His budget, therefore, represents a gamble that the momentum of faster GDP growth of 7 to 8 per cent will continue to ensure buoyancy in tax revenue collections. This will enable him to meet the UPA government's commitments on NCMP and FRBM targets. However, this is far from easy. The finance ministry's mid-year review of the Indian economy in 2005-06, indicated that as per FRBM rules, the revenue deficit should not be more than 45 per cent of budget estimates while it was as high as 68.3 per cent during April-September 2005. Reducing, if not eliminating, the revenue deficit indeed
is the finance minister's major fiscal challenge.

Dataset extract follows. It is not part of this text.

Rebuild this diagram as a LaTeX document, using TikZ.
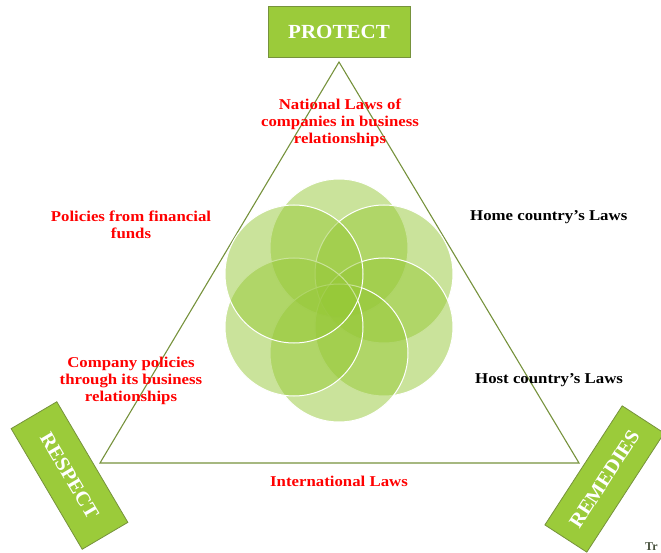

Revenue deficits largely stem from the inflexible nature of burgeoning non-plan revenue expenditures on administration like wages and salaries, interest payments and subsidies while tax revenues as a share of GDP have remained stable. Capping such expenditures has eluded most finance ministers of coalition governments till now and Chidambaram is no exception in this regard. He definitely intends to budget for lower non-plan revenue expenditures, but coalitional pressures ahead of elections stay his hand. All eyes will, therefore be on whether he succeeds in restricting such expenditures.
This is why no effort is being spared to ensure that the ratio of tax to GDP improves significantly—even well beyond the targeted reduction in the revenue and fiscal deficit as the increase in revenue has to make up for the shortfall, if not evaporation, of PSU disinvestments. This script will run so long as the GDP growth party continues. If not—say, if there is an upset over a bad southwest monsoon in 2006—he will be unable to show lower revenue and fiscal deficits as per the FRBM Act. Shining in borrowed feathers only portends a full-blown fiscal nightmare of an internal debt trap.